Reviewed by Rama Gaind.
Director: Steven Soderbergh, Roadshow Entertainment.
This is one psychological thriller that’s far from Soderbergh’s most memorable offering, but it is well-paced with an engaging storyline. It is set in the financial world of New York where pharmaceutical experimentation and marketing lend new elements to this film.
The life of a successful couple, Emily (Rooney Mara) and Martin Taylor (ChanningTatum) unravels when a new drug meant to treat anxiety is prescribed by psychiatrist Jonathan Banks (Jude Law) – and ends up with unexpected side effects.
She’s been under care before, with a shrink named Victoria Siebert (Catherine Zeta-Jones), but Banks thinks Emily may get good results from a new drug.
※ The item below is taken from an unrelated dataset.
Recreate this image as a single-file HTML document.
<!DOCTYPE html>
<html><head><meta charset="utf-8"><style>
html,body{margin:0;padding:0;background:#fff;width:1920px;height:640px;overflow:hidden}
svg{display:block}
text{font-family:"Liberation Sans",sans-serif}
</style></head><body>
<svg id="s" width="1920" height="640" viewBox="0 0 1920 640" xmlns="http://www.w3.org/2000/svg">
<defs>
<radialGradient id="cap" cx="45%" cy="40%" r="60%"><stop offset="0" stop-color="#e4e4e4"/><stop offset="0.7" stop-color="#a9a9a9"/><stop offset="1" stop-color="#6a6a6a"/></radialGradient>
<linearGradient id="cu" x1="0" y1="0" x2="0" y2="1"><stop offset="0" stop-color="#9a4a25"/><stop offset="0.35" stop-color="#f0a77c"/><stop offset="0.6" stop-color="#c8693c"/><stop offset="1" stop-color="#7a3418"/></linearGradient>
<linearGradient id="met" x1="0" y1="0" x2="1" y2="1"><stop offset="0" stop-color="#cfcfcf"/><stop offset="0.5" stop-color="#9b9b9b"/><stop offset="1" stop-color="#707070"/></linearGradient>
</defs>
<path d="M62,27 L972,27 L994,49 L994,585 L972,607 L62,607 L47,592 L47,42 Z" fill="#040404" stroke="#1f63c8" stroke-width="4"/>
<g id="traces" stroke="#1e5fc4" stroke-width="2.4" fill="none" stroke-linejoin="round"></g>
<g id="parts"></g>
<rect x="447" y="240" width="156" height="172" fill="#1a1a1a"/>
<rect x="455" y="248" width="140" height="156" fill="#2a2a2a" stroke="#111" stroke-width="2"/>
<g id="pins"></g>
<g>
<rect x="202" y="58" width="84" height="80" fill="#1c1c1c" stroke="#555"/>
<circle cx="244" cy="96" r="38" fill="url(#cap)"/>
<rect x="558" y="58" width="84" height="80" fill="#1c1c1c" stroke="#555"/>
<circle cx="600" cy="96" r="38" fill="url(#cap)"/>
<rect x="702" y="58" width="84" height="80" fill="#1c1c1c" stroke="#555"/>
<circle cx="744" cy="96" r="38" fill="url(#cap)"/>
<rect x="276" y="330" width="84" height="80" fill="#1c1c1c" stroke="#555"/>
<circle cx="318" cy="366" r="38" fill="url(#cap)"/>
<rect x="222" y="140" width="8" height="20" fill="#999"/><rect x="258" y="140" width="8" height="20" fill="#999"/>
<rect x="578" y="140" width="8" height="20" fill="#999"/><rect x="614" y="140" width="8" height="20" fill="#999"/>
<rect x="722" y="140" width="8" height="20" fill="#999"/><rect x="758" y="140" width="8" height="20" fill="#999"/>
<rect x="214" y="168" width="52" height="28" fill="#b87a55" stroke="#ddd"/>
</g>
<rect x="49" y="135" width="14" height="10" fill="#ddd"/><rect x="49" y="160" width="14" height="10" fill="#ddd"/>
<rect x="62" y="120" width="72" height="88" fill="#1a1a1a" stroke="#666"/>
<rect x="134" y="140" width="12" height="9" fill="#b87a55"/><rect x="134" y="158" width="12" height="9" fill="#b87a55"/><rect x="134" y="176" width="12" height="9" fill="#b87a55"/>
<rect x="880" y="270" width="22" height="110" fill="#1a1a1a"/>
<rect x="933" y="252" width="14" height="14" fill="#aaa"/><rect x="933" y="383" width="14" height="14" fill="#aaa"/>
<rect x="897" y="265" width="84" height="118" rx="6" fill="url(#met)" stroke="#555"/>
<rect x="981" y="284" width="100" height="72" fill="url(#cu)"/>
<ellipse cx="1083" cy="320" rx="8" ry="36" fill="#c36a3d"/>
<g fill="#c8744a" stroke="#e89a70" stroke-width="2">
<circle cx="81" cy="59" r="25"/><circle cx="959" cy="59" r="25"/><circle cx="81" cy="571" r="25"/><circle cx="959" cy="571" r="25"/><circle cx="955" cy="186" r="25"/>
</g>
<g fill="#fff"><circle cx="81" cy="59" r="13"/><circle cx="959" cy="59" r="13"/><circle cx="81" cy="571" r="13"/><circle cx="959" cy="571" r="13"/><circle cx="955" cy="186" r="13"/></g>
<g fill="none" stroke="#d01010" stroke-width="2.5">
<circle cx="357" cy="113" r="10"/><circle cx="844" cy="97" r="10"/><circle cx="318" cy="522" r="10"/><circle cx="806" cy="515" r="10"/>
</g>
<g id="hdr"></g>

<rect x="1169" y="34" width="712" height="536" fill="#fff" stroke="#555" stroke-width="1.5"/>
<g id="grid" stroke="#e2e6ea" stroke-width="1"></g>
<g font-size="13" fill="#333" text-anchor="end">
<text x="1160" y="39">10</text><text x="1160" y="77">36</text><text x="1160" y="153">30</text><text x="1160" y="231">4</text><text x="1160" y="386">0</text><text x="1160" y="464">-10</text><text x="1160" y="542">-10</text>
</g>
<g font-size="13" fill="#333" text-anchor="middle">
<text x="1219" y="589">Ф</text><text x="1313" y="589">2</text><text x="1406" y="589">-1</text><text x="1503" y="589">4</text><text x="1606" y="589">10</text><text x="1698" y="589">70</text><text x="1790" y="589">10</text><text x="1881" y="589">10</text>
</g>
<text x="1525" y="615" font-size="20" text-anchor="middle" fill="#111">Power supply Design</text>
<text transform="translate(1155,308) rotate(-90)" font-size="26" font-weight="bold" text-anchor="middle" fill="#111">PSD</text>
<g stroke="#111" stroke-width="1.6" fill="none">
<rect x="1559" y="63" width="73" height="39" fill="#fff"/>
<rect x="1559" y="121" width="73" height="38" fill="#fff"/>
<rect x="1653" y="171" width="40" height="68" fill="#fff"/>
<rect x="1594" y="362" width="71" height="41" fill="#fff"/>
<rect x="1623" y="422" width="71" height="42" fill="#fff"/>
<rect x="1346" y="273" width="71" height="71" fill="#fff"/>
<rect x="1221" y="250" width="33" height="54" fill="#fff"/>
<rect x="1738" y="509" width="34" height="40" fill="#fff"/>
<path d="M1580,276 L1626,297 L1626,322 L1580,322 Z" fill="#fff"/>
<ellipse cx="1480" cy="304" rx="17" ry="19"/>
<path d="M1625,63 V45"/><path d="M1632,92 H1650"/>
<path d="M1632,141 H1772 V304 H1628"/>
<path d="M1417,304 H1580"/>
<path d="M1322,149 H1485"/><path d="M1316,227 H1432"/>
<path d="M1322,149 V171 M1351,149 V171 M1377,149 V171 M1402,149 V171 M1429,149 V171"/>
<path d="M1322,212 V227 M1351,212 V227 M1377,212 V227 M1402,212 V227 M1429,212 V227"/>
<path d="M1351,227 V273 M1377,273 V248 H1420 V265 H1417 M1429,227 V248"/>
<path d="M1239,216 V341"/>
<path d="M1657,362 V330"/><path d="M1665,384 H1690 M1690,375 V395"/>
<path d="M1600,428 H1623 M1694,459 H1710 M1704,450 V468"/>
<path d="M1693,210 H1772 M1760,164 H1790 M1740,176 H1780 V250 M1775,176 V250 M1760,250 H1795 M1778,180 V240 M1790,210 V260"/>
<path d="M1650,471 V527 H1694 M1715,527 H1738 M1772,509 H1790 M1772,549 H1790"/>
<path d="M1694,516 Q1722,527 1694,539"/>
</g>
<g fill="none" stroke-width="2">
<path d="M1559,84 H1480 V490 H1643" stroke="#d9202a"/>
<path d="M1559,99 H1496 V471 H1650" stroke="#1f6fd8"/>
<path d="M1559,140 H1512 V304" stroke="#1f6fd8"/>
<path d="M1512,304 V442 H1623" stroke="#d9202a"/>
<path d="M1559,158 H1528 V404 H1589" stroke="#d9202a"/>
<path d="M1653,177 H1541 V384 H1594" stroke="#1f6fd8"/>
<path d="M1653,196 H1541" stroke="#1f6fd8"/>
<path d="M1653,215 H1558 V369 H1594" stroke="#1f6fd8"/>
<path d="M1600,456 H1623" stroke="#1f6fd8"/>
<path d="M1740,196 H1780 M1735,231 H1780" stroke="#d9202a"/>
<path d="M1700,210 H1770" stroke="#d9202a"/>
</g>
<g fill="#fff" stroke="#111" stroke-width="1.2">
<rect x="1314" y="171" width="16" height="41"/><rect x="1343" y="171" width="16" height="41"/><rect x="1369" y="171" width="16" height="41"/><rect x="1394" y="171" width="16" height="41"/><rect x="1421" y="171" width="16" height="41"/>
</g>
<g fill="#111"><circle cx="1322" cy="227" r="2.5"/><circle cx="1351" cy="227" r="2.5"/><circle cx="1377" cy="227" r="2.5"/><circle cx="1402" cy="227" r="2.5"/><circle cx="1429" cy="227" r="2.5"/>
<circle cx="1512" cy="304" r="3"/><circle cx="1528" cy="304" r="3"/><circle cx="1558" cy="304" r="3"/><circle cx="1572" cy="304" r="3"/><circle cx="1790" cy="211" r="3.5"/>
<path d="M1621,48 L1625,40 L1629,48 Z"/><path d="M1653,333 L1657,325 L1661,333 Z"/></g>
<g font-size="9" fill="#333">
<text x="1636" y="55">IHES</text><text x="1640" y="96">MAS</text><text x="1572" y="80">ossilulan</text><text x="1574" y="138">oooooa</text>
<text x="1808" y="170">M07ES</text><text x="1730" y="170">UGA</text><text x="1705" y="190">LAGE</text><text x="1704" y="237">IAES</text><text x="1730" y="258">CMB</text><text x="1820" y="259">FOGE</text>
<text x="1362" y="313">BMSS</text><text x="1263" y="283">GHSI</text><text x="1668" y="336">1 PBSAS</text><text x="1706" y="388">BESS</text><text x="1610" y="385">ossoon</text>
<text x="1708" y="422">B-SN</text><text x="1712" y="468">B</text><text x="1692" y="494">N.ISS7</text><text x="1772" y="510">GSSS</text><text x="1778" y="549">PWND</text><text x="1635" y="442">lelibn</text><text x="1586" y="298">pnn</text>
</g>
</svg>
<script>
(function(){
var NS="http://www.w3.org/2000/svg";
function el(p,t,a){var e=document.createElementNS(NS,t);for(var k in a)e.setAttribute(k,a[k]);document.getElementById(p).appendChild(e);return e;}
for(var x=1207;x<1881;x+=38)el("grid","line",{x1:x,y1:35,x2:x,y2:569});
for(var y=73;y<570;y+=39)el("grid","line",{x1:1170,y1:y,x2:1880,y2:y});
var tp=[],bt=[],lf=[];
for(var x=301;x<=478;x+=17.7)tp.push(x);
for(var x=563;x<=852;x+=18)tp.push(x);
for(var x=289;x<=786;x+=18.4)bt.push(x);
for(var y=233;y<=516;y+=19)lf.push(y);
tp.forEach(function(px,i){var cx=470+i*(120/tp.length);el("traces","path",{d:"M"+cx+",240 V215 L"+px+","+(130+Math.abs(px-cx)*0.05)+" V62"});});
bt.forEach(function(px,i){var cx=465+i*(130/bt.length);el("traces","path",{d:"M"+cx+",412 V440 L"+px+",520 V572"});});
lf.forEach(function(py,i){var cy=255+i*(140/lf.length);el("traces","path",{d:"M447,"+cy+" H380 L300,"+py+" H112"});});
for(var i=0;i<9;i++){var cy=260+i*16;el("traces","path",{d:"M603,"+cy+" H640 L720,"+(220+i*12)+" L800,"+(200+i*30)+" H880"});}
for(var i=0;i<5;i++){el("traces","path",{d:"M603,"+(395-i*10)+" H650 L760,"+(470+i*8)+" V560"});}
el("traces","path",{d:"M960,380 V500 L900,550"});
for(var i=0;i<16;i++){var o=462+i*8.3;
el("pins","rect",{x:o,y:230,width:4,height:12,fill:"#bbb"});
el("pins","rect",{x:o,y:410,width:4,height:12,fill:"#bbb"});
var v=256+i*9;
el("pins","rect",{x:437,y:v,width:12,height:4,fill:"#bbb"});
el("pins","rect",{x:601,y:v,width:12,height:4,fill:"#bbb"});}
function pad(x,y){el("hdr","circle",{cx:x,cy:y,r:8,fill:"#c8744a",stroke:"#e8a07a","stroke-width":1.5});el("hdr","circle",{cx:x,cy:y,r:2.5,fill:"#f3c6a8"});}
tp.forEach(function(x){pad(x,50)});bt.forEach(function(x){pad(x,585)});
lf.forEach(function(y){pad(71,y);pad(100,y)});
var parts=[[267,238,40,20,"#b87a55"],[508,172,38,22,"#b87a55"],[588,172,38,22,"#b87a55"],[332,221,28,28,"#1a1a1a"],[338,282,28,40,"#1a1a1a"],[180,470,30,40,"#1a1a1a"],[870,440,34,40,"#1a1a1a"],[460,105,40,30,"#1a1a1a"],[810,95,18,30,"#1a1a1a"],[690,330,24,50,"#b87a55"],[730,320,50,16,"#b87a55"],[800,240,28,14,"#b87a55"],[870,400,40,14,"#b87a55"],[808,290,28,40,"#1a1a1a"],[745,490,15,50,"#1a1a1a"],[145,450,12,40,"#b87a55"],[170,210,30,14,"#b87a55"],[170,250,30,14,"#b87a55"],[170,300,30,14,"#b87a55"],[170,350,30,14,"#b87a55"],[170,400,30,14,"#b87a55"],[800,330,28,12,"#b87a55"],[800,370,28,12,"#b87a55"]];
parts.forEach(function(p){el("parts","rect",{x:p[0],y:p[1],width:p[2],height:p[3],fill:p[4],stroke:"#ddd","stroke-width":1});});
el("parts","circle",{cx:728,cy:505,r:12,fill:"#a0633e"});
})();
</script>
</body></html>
Meanwhile, a drug company has paid him $50,000 to study it during the licensing period
Performances are solid, particularly from Law as the empathetic but embattled analyst.
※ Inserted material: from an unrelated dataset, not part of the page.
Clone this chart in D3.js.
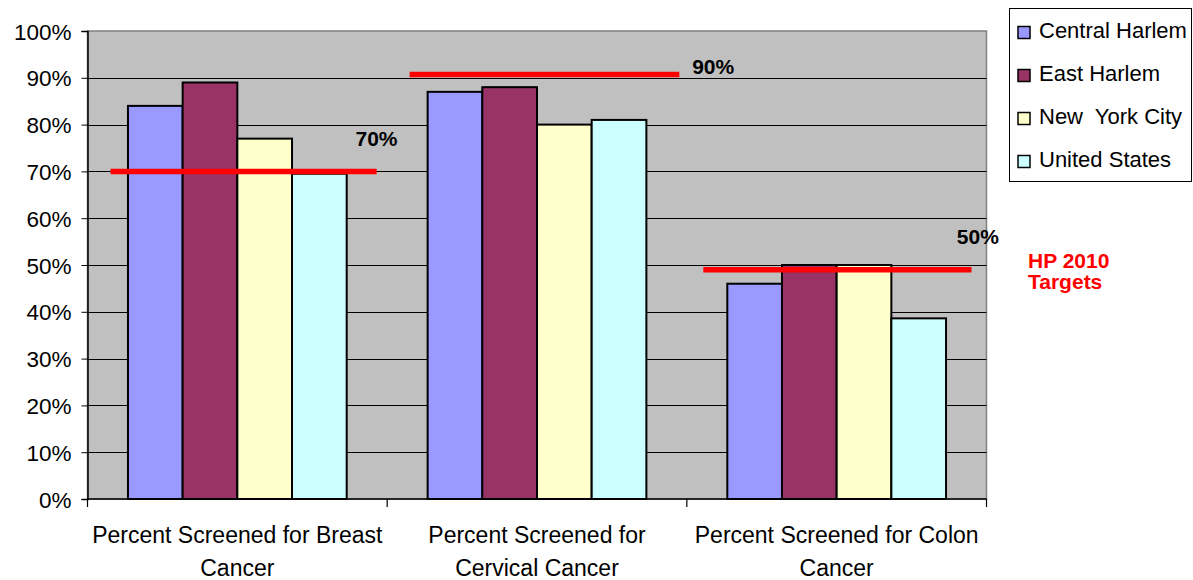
<!DOCTYPE html>
<html>
<head>
<meta charset="utf-8">
<script src="https://cdn.jsdelivr.net/npm/d3@7"></script>
<style>
  html, body { margin: 0; padding: 0; background: #fff; }
  svg { display: block; font-family: "Liberation Sans", Arial, sans-serif; }
  text { white-space: pre; }
</style>
</head>
<body>
<svg id="chart" width="1193" height="580"></svg>
<script>
// ---- data ----
const categories = ["Breast", "Cervical", "Colon"];
const categoryLabels = [
  ["Percent Screened for Breast", "Cancer"],
  ["Percent Screened for", "Cervical Cancer"],
  ["Percent Screened for Colon", "Cancer"]
];
const seriesNames = ["Central Harlem", "East Harlem", "New  York City", "United States"];
const centralHarlem = [84, 87, 46];
const eastHarlem = [89, 88, 50];
const newYorkCity = [77, 80, 50];
const unitedStates = [69.5, 81, 38.6];
const targetLineValues = [70, 90.7, 49];
const targetLabels = ["70%", "90%", "50%"];
const yTicks = [0, 10, 20, 30, 40, 50, 60, 70, 80, 90, 100];
const seriesColors = ["#9999ff", "#993366", "#ffffcc", "#ccffff"];
const seriesValues = [centralHarlem, eastHarlem, newYorkCity, unitedStates];

// ---- layout ----
const plot = { left: 87.5, right: 986.5, top: 31, bottom: 499 };
const svg = d3.select("#chart");

const x0 = d3.scaleBand().domain(categories).range([plot.left, plot.right]).padding(0);
const x1 = d3.scaleBand().domain(seriesNames).range([0, x0.bandwidth()]).paddingInner(0).paddingOuter(0.74);
const y = d3.scaleLinear().domain([0, 100]).range([plot.bottom, plot.top]);

// plot background
svg.append("rect")
  .attr("x", plot.left).attr("y", plot.top)
  .attr("width", plot.right - plot.left).attr("height", plot.bottom - plot.top)
  .attr("fill", "#c0c0c0").attr("stroke", "#808080").attr("stroke-width", 1.5);

// gridlines
svg.append("g").selectAll("line")
  .data(yTicks.filter(d => d > 0 && d < 100))
  .join("line")
  .attr("x1", plot.left).attr("x2", plot.right)
  .attr("y1", d => Math.round(y(d)) + 0.5).attr("y2", d => Math.round(y(d)) + 0.5)
  .attr("stroke", "#000").attr("stroke-width", 1);

// y axis
const yAxis = d3.axisLeft(y).tickValues(yTicks).tickFormat(d => d + "%").tickSize(6).tickPadding(10);
const gy = svg.append("g").attr("transform", `translate(${plot.left},0)`).call(yAxis);
gy.select(".domain").attr("stroke", "#000").attr("stroke-width", 1.5);
gy.selectAll(".tick line").attr("stroke", "#000");
gy.selectAll(".tick text").attr("font-size", 22.5).attr("fill", "#000")
  .attr("font-family", "Liberation Sans, Arial, sans-serif").attr("dy", "0.36em");

// bars
const groups = svg.append("g").selectAll("g")
  .data(categories)
  .join("g")
  .attr("transform", d => `translate(${x0(d)},0)`);
groups.selectAll("rect")
  .data((d, i) => seriesNames.map((s, j) => ({ s, j, v: seriesValues[j][i] })))
  .join("rect")
  .attr("x", d => x1(d.s))
  .attr("width", x1.bandwidth())
  .attr("y", d => y(d.v))
  .attr("height", d => y(0) - y(d.v))
  .attr("fill", d => seriesColors[d.j])
  .attr("stroke", "#000").attr("stroke-width", 2);

// x axis line and ticks
svg.append("line")
  .attr("x1", plot.left).attr("x2", plot.right)
  .attr("y1", plot.bottom).attr("y2", plot.bottom)
  .attr("stroke", "#000").attr("stroke-width", 1.5);
const boundaries = categories.map(c => x0(c)).concat([plot.right]);
svg.append("g").selectAll("line")
  .data(boundaries)
  .join("line")
  .attr("x1", d => d).attr("x2", d => d)
  .attr("y1", plot.bottom).attr("y2", plot.bottom + 8)
  .attr("stroke", "#000").attr("stroke-width", 1.2);

// category labels
const xl = svg.append("g").selectAll("text")
  .data(categories)
  .join("text")
  .attr("x", d => x0(d) + x0.bandwidth() / 2)
  .attr("y", 543)
  .attr("text-anchor", "middle")
  .attr("font-size", 23)
  .attr("fill", "#000");
xl.each(function(d, i) {
  const t = d3.select(this);
  categoryLabels[i].forEach((line, k) => {
    t.append("tspan").attr("x", x0(d) + x0.bandwidth() / 2).attr("dy", k === 0 ? 0 : 33).text(line);
  });
});

// target lines
const tStart = [0.077, 0.075, 0.055];
const tEnd = [0.965, 0.975, 0.95];
svg.append("g").selectAll("line")
  .data(categories)
  .join("line")
  .attr("x1", (d, i) => x0(d) + x0.bandwidth() * tStart[i])
  .attr("x2", (d, i) => x0(d) + x0.bandwidth() * tEnd[i])
  .attr("y1", (d, i) => y(targetLineValues[i]))
  .attr("y2", (d, i) => y(targetLineValues[i]))
  .attr("stroke", "#ff0000").attr("stroke-width", 5.5);

// target labels
const labelDx = [268, 305, 270];
const labelDy = [-25, -0.5, -26];
svg.append("g").selectAll("text")
  .data(categories)
  .join("text")
  .attr("x", (d, i) => x0(d) + labelDx[i])
  .attr("y", (d, i) => y(targetLineValues[i]) + labelDy[i])
  .attr("font-size", 21).attr("font-weight", "bold").attr("fill", "#000")
  .text((d, i) => targetLabels[i]);

// HP 2010 Targets note
const note = svg.append("text")
  .attr("x", 1028).attr("y", 268)
  .attr("font-size", 21).attr("font-weight", "bold").attr("fill", "#ff0000");
note.append("tspan").attr("x", 1028).attr("dy", 0).text("HP 2010");
note.append("tspan").attr("x", 1028).attr("dy", 21).text("Targets");

// legend
const legend = svg.append("g");
legend.append("rect")
  .attr("x", 1009.5).attr("y", 8.5).attr("width", 182).attr("height", 173)
  .attr("fill", "#fff").attr("stroke", "#000").attr("stroke-width", 1);
const li = legend.selectAll("g.item")
  .data(seriesNames)
  .join("g").attr("class", "item")
  .attr("transform", (d, i) => `translate(0,${38 + i * 43})`);
li.append("rect")
  .attr("x", 1018).attr("y", -11.5).attr("width", 12).attr("height", 12)
  .attr("fill", (d, i) => seriesColors[i])
  .attr("stroke", "#000").attr("stroke-width", 1.5);
li.append("text")
  .attr("x", 1039).attr("y", 0)
  .attr("font-size", 22).attr("fill", "#000")
  .text(d => d);
</script>
</body>
</html>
Thomas Newman’s haunting musical score is significant, underlying, never deafening and an integral part of the movie. This spellbinding spin about big pharma and mental health, unkindly leaves you hankering for that one last fix.
There’s an ability to simultaneously be afraid and creepy. Soderbergh’s film manages to instill fascination, mingled with fear, in an almost intravenous way.
The film, at first, however, looked as if it was going to make a socially conscious comment about the corrupt influence of drug companies, but it dwindles into an artificial provider of thrills.